Si vous lancez un produit sur plusieurs marchés, budgétisez le coût d’un responsable de l’international chargé de diriger les opérations, de s’assurer de l’application des meilleures pratiques et de jouer le rôle de porte-parole auprès de l’équipe en charge du produit.
Étape 7 : estimez le coût du développement de croissance sur le nouveau marché
Une fois que votre filiale est sur la bonne voie, commencez par investir rapidement pour vous développer. Alors que son avenir était incertain, il est désormais logique de mettre en place une structure évolutive, dotée de systèmes dorsaux et d’outils appropriés, ainsi que de ressources dédiées aux produits et à la conception. Estimez combien il en coûterait pour doubler la mise sur un nouveau marché.
Étape 8 : structurez-vous pour une nouvelle levée de fonds
Assurez-vous de disposer de liquidités suffisantes pour pouvoir avancer avant de lever de nouveau des fonds. Prenez le temps nécessaire pour obtenir l’adhésion au projet des cofondateurs et de l’équipe dirigeante. Une stratégie internationale ne peut pas être établie par consensus, mais toutes les parties prenantes doivent y adhérer.
Étape 9 : dernière étape, passez à l’action !

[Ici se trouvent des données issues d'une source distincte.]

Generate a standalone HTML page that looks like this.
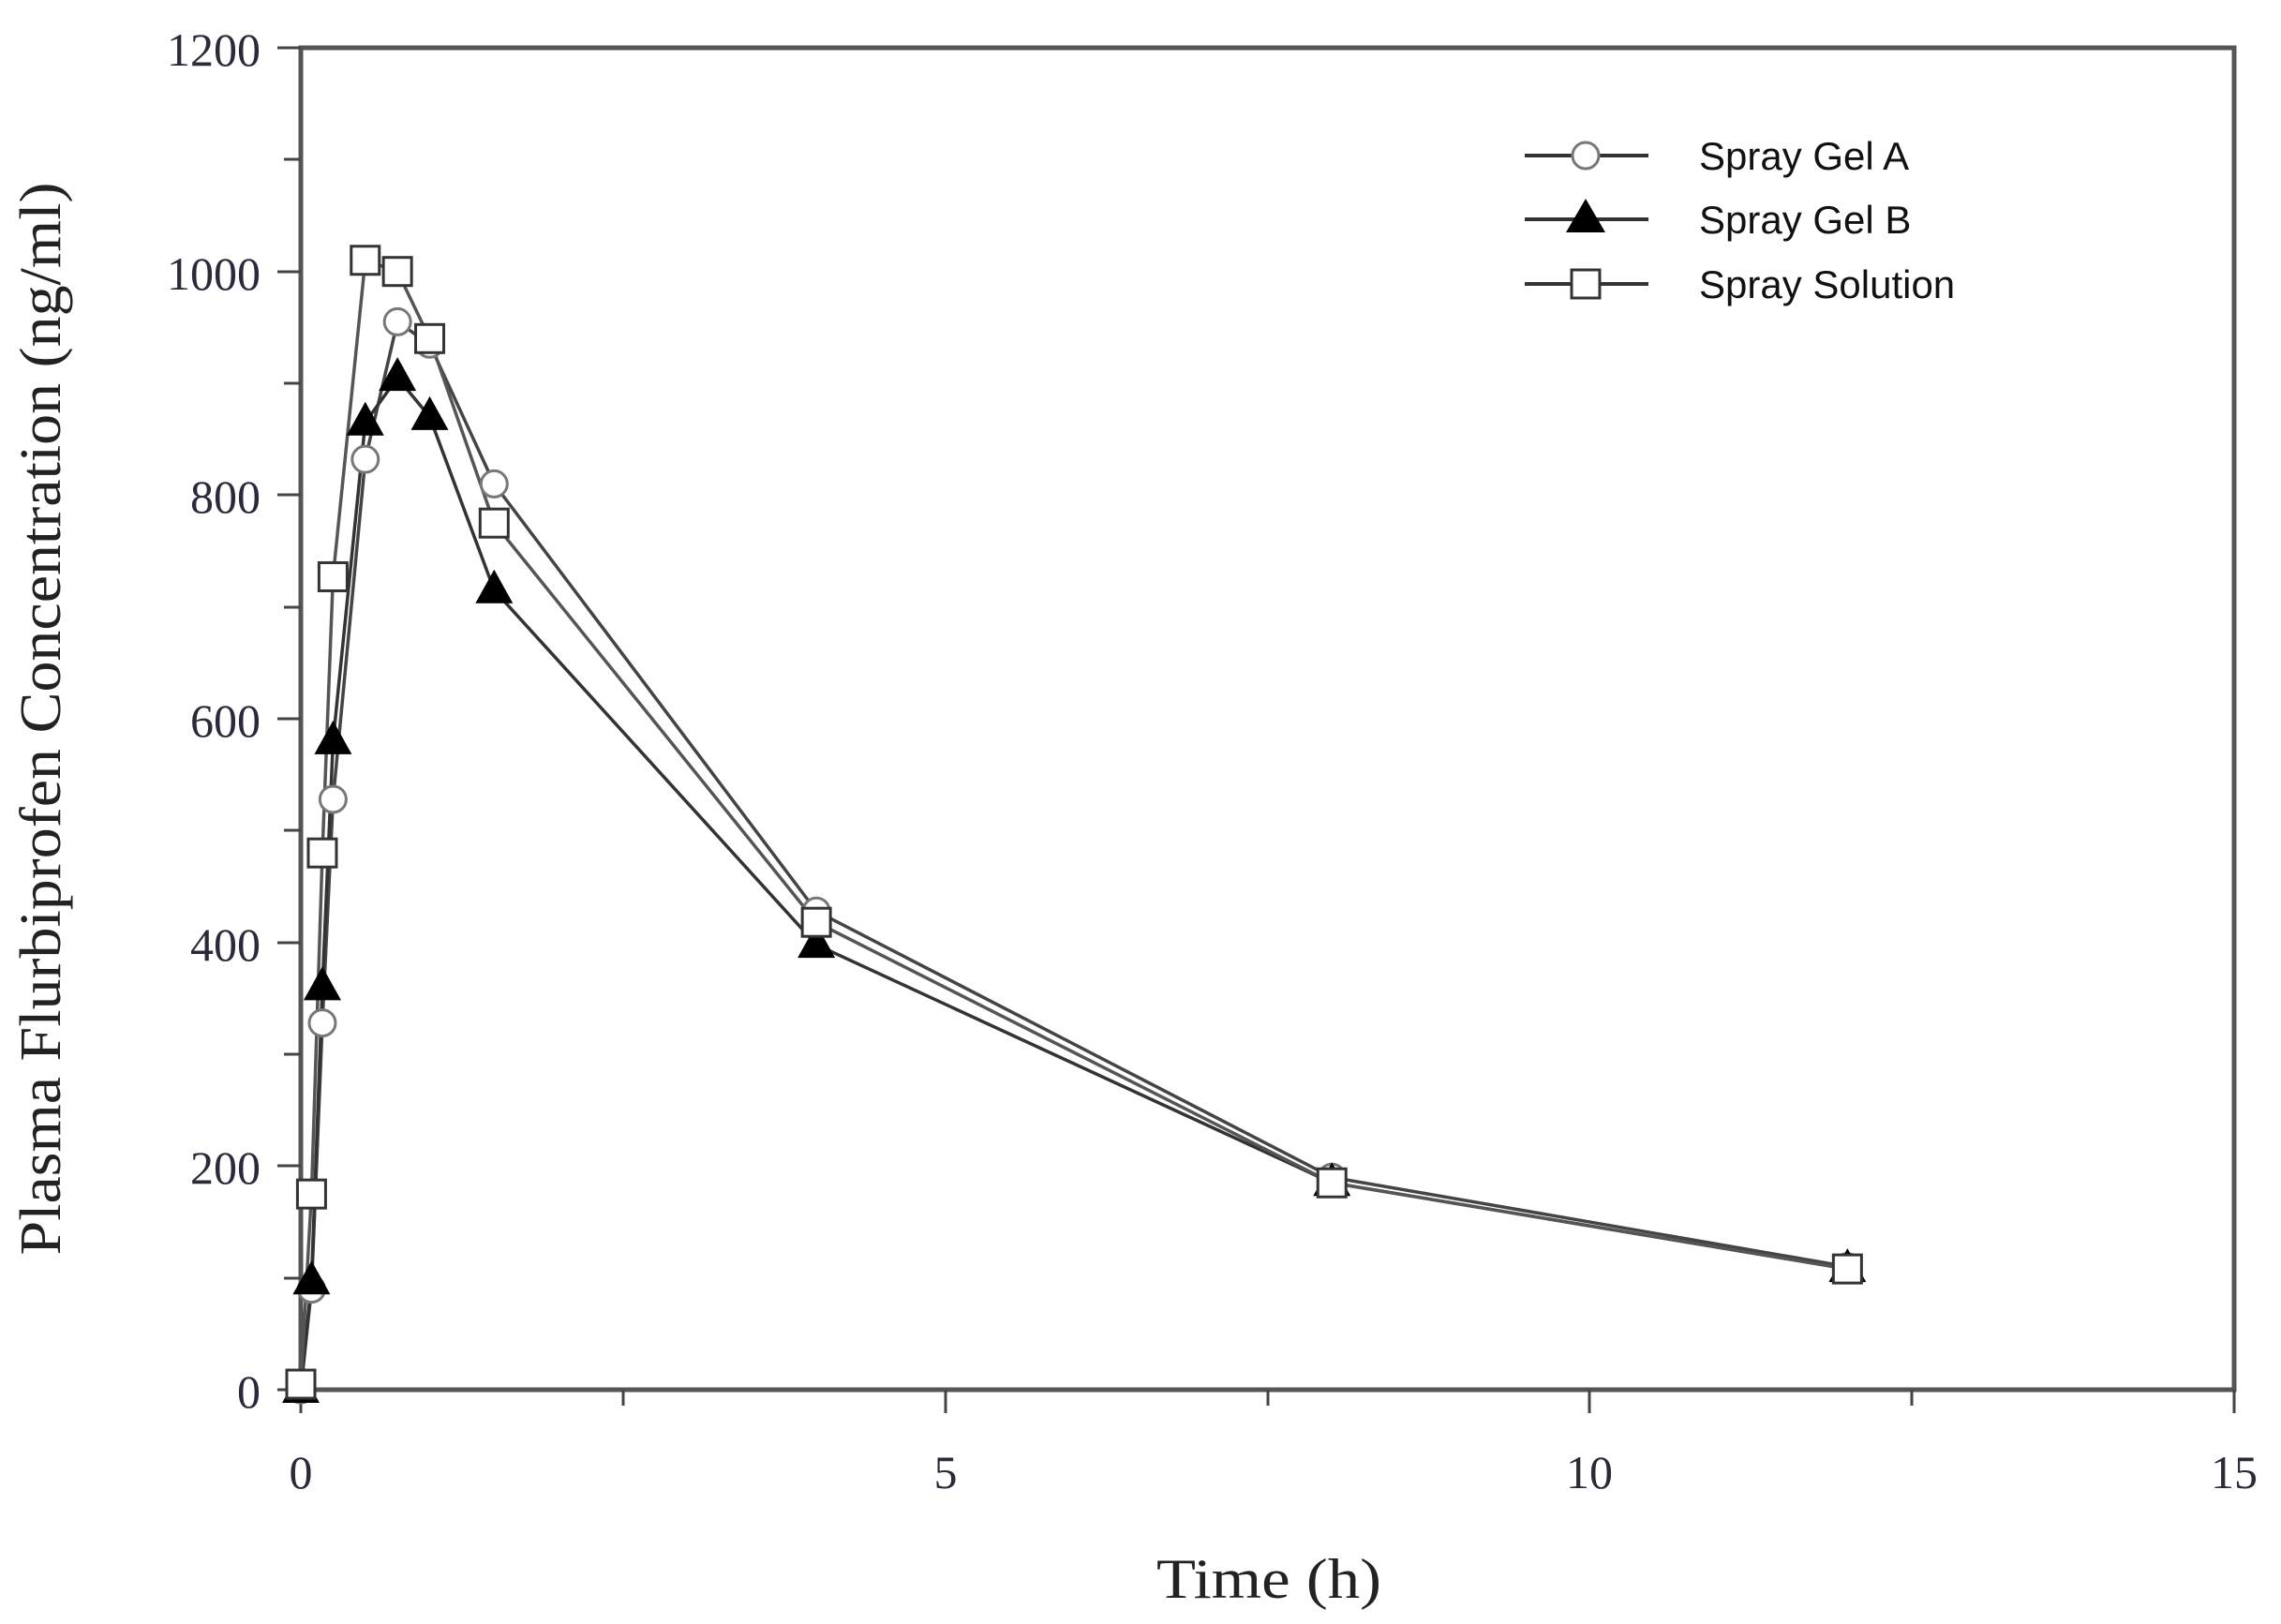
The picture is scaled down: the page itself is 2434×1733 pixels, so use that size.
<!DOCTYPE html>
<html><head><meta charset="utf-8"><style>html,body{margin:0;padding:0;background:#fff}svg{display:block}</style></head>
<body>
<svg id="s" width="2434" height="1733" viewBox="0 0 2434 1733" xmlns="http://www.w3.org/2000/svg">
<rect width="2434" height="1733" fill="#fff"/>
<g stroke="#555" stroke-width="5" fill="none">
<rect x="321" y="51" width="2063" height="1432"/>
</g>
<g stroke="#444" stroke-width="3">
<line x1="296" y1="51" x2="321" y2="51"/><line x1="303" y1="170" x2="321" y2="170"/>
<line x1="296" y1="290" x2="321" y2="290"/><line x1="303" y1="409" x2="321" y2="409"/>
<line x1="296" y1="528" x2="321" y2="528"/><line x1="303" y1="648" x2="321" y2="648"/>
<line x1="296" y1="767" x2="321" y2="767"/><line x1="303" y1="886" x2="321" y2="886"/>
<line x1="296" y1="1006" x2="321" y2="1006"/><line x1="303" y1="1125" x2="321" y2="1125"/>
<line x1="296" y1="1244" x2="321" y2="1244"/><line x1="303" y1="1364" x2="321" y2="1364"/>
<line x1="296" y1="1483" x2="321" y2="1483"/>
<line x1="321" y1="1483" x2="321" y2="1508"/><line x1="665" y1="1483" x2="665" y2="1500"/>
<line x1="1009" y1="1483" x2="1009" y2="1508"/><line x1="1353" y1="1483" x2="1353" y2="1500"/>
<line x1="1696" y1="1483" x2="1696" y2="1508"/><line x1="2040" y1="1483" x2="2040" y2="1500"/>
<line x1="2384" y1="1483" x2="2384" y2="1508"/>
</g>
<g font-family="Liberation Serif, serif" font-size="50" fill="#2a2a3a" text-anchor="end">
<text x="278" y="70">1200</text><text x="278" y="309">1000</text><text x="278" y="547">800</text>
<text x="278" y="786">600</text><text x="278" y="1025">400</text><text x="278" y="1263">200</text>
<text x="278" y="1502">0</text>
</g>
<g font-family="Liberation Serif, serif" font-size="50" fill="#2a2a3a" text-anchor="middle">
<text x="321" y="1588">0</text><text x="1009" y="1588">5</text><text x="1696" y="1588">10</text><text x="2384" y="1588">15</text>
</g>
<text x="1354" y="1705" font-family="Liberation Serif, serif" font-size="60" fill="#222" text-anchor="middle" textLength="240" lengthAdjust="spacingAndGlyphs">Time (h)</text>
<text transform="translate(64,767) rotate(-90)" font-family="Liberation Serif, serif" font-size="62" fill="#222" text-anchor="middle" textLength="1145" lengthAdjust="spacingAndGlyphs">Plasma Flurbiprofen Concentration (ng/ml)</text>
<g id="data"></g>
<g font-family="Liberation Sans, sans-serif" font-size="42" fill="#111">
<text x="1813" y="181">Spray Gel A</text><text x="1813" y="249">Spray Gel B</text><text x="1813" y="318">Spray Solution</text>
</g>
<g stroke="#333" stroke-width="4">
<line x1="1627" y1="166" x2="1759" y2="166"/><line x1="1627" y1="234" x2="1759" y2="234"/><line x1="1627" y1="303" x2="1759" y2="303"/>
</g>
<circle cx="1692" cy="166" r="14" fill="#fff" stroke="#777" stroke-width="3"/>
<polygon points="1692,212 1671,248 1713,248" fill="#000"/>
<rect x="1677" y="288" width="30" height="30" fill="#fff" stroke="#333" stroke-width="3"/>
</svg>
<script>
var X=function(t){return 321+t*137.53},Y=function(v){return 1483-v*1.1933};
var T=[0,0.083,0.167,0.25,0.5,0.75,1,1.5,4,8,12];
var A=[0,90,328,528,832,955,935,810,428,190,110];
var B=[0,97,360,580,865,905,870,715,398,185,108];
var S=[5,175,480,727,1010,1000,940,775,418,185,108];
var g=document.getElementById('data'),h='';
function line(v,c){h+='<polyline fill="none" stroke="'+c+'" stroke-width="3.5" points="'+T.map(function(t,i){return X(t).toFixed(1)+','+Y(v[i]).toFixed(1)}).join(' ')+'"/>';}
line(A,'#444');line(B,'#333');line(S,'#555');
T.forEach(function(t,i){var x=X(t),y=Y(A[i]);h+='<circle cx="'+x+'" cy="'+y+'" r="14" fill="#fff" stroke="#777" stroke-width="3"/>';});
T.forEach(function(t,i){var x=X(t),y=Y(B[i]);h+='<polygon points="'+x+','+(y-22)+' '+(x-20)+','+(y+14)+' '+(x+20)+','+(y+14)+'" fill="#000"/>';});
T.forEach(function(t,i){var x=X(t),y=Y(S[i]);h+='<rect x="'+(x-15)+'" y="'+(y-15)+'" width="30" height="30" fill="#fff" stroke="#333" stroke-width="3"/>';});
g.innerHTML=h;
</script>
</body></html>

En supposant que vous soyez dans le cycle habituel de collecte de fonds de capital-risque situé entre 12 à 24 mois, lancez vos activités sur de nouveaux marchés immédiatement après avoir reçu vos fonds, afin de pouvoir réaliser des progrès significatifs avant la prochaine levée. Cela dit, il faut parfois deux à trois ans, soit deux cycles de collecte de fonds, pour faire décoller votre entreprise sur un nouveau marché.
Ces étapes semblent impensables au premier abord mais sont tout à fait réalisables en quelques semaines. Il est important d’y réfléchir dès les prémices de la création d’une startup à son internationalisation. Cela facilitera la prise de décision et fera gagner un temps précieux. Le fait d’agir rapidement permettra de se concentrer sur des tâches cruciales et chronophages comme le recrutement de l’équipe internationale. L’avantage de l’internationalisation est qu’elle peut se faire parallèlement à d’autres projets de développement.